Your objective: Output the full listing below exactly as it reads, and skip anything that is a picture.

Data segment:
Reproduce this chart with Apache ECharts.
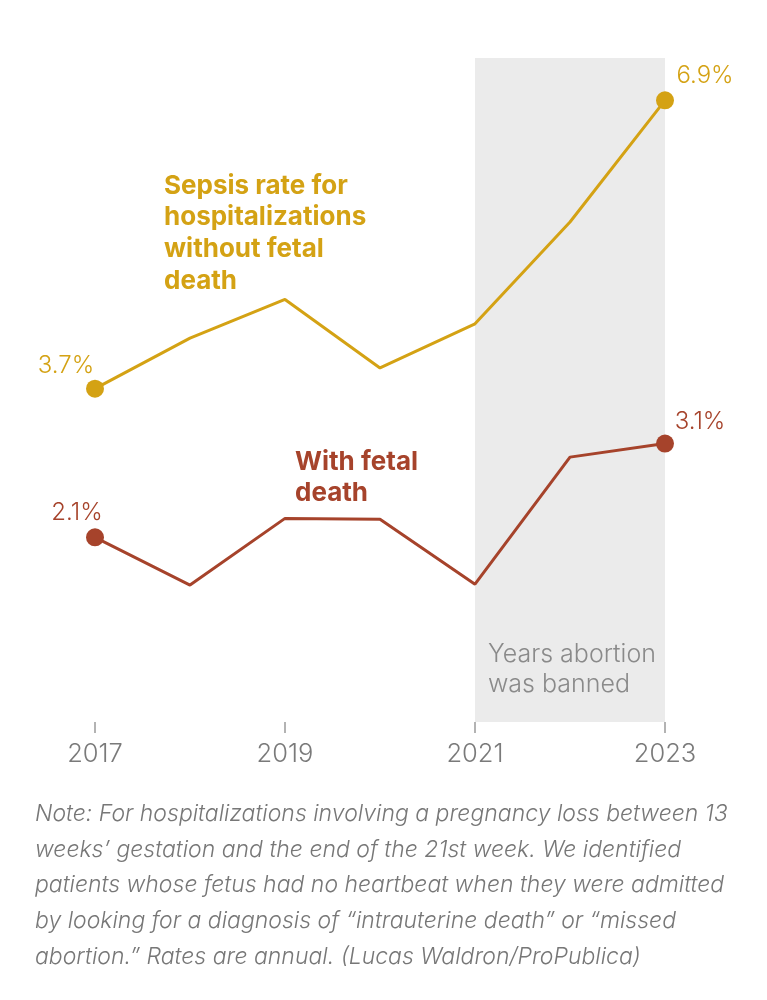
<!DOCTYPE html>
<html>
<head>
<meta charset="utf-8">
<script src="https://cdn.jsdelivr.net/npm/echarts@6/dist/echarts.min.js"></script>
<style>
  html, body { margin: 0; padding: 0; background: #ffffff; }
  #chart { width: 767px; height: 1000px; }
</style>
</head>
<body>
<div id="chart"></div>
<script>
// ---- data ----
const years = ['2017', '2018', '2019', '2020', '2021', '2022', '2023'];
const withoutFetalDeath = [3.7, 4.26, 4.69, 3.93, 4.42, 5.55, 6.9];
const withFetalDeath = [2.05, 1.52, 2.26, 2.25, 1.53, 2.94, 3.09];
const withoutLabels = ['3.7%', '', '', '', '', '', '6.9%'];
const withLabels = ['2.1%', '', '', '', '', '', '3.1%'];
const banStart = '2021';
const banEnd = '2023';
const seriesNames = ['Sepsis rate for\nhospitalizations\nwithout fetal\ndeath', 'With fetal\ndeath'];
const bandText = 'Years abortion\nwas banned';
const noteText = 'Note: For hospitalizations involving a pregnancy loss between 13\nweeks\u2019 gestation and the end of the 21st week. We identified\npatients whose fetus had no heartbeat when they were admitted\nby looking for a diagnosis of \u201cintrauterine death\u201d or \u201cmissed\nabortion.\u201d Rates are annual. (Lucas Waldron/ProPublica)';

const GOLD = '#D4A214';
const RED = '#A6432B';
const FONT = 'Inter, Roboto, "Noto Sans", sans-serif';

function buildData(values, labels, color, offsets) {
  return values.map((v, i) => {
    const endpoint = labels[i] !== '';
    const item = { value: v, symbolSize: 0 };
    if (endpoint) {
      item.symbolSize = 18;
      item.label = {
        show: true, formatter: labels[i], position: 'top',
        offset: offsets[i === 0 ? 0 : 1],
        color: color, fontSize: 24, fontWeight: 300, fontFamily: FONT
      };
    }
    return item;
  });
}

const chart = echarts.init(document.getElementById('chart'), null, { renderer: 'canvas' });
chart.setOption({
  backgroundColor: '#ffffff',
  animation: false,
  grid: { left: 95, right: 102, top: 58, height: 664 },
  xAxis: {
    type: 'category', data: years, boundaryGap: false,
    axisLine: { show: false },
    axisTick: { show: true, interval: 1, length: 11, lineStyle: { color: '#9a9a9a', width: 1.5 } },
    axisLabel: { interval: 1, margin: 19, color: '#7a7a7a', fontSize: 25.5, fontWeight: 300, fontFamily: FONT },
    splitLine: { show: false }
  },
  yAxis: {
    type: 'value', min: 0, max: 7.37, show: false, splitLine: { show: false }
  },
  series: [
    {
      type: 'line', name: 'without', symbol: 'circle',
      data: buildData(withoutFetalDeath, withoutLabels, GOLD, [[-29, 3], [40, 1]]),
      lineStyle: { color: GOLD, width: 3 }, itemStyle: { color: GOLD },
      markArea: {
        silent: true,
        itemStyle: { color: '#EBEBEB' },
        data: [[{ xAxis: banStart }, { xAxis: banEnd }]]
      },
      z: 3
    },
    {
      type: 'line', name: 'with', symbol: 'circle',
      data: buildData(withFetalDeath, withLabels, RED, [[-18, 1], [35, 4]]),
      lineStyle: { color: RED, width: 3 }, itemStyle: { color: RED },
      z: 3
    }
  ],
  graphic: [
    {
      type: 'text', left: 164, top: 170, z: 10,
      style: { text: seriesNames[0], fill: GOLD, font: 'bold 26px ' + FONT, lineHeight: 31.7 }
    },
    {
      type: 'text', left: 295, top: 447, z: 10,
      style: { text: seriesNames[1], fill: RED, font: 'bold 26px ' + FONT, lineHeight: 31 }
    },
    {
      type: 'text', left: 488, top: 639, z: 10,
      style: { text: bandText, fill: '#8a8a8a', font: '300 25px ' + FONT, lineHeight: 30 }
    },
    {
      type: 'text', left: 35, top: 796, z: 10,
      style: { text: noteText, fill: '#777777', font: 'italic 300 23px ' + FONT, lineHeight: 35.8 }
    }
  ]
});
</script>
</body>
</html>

Complete response:
Reproduce this chart with Apache ECharts.
<!DOCTYPE html>
<html>
<head>
<meta charset="utf-8">
<script src="https://cdn.jsdelivr.net/npm/echarts@6/dist/echarts.min.js"></script>
<style>
  html, body { margin: 0; padding: 0; background: #ffffff; }
  #chart { width: 767px; height: 1000px; }
</style>
</head>
<body>
<div id="chart"></div>
<script>
// ---- data ----
const years = ['2017', '2018', '2019', '2020', '2021', '2022', '2023'];
const withoutFetalDeath = [3.7, 4.26, 4.69, 3.93, 4.42, 5.55, 6.9];
const withFetalDeath = [2.05, 1.52, 2.26, 2.25, 1.53, 2.94, 3.09];
const withoutLabels = ['3.7%', '', '', '', '', '', '6.9%'];
const withLabels = ['2.1%', '', '', '', '', '', '3.1%'];
const banStart = '2021';
const banEnd = '2023';
const seriesNames = ['Sepsis rate for\nhospitalizations\nwithout fetal\ndeath', 'With fetal\ndeath'];
const bandText = 'Years abortion\nwas banned';
const noteText = 'Note: For hospitalizations involving a pregnancy loss between 13\nweeks\u2019 gestation and the end of the 21st week. We identified\npatients whose fetus had no heartbeat when they were admitted\nby looking for a diagnosis of \u201cintrauterine death\u201d or \u201cmissed\nabortion.\u201d Rates are annual. (Lucas Waldron/ProPublica)';

const GOLD = '#D4A214';
const RED = '#A6432B';
const FONT = 'Inter, Roboto, "Noto Sans", sans-serif';

function buildData(values, labels, color, offsets) {
  return values.map((v, i) => {
    const endpoint = labels[i] !== '';
    const item = { value: v, symbolSize: 0 };
    if (endpoint) {
      item.symbolSize = 18;
      item.label = {
        show: true, formatter: labels[i], position: 'top',
        offset: offsets[i === 0 ? 0 : 1],
        color: color, fontSize: 24, fontWeight: 300, fontFamily: FONT
      };
    }
    return item;
  });
}

const chart = echarts.init(document.getElementById('chart'), null, { renderer: 'canvas' });
chart.setOption({
  backgroundColor: '#ffffff',
  animation: false,
  grid: { left: 95, right: 102, top: 58, height: 664 },
  xAxis: {
    type: 'category', data: years, boundaryGap: false,
    axisLine: { show: false },
    axisTick: { show: true, interval: 1, length: 11, lineStyle: { color: '#9a9a9a', width: 1.5 } },
    axisLabel: { interval: 1, margin: 19, color: '#7a7a7a', fontSize: 25.5, fontWeight: 300, fontFamily: FONT },
    splitLine: { show: false }
  },
  yAxis: {
    type: 'value', min: 0, max: 7.37, show: false, splitLine: { show: false }
  },
  series: [
    {
      type: 'line', name: 'without', symbol: 'circle',
      data: buildData(withoutFetalDeath, withoutLabels, GOLD, [[-29, 3], [40, 1]]),
      lineStyle: { color: GOLD, width: 3 }, itemStyle: { color: GOLD },
      markArea: {
        silent: true,
        itemStyle: { color: '#EBEBEB' },
        data: [[{ xAxis: banStart }, { xAxis: banEnd }]]
      },
      z: 3
    },
    {
      type: 'line', name: 'with', symbol: 'circle',
      data: buildData(withFetalDeath, withLabels, RED, [[-18, 1], [35, 4]]),
      lineStyle: { color: RED, width: 3 }, itemStyle: { color: RED },
      z: 3
    }
  ],
  graphic: [
    {
      type: 'text', left: 164, top: 170, z: 10,
      style: { text: seriesNames[0], fill: GOLD, font: 'bold 26px ' + FONT, lineHeight: 31.7 }
    },
    {
      type: 'text', left: 295, top: 447, z: 10,
      style: { text: seriesNames[1], fill: RED, font: 'bold 26px ' + FONT, lineHeight: 31 }
    },
    {
      type: 'text', left: 488, top: 639, z: 10,
      style: { text: bandText, fill: '#8a8a8a', font: '300 25px ' + FONT, lineHeight: 30 }
    },
    {
      type: 'text', left: 35, top: 796, z: 10,
      style: { text: noteText, fill: '#777777', font: 'italic 300 23px ' + FONT, lineHeight: 35.8 }
    }
  ]
});
</script>
</body>
</html>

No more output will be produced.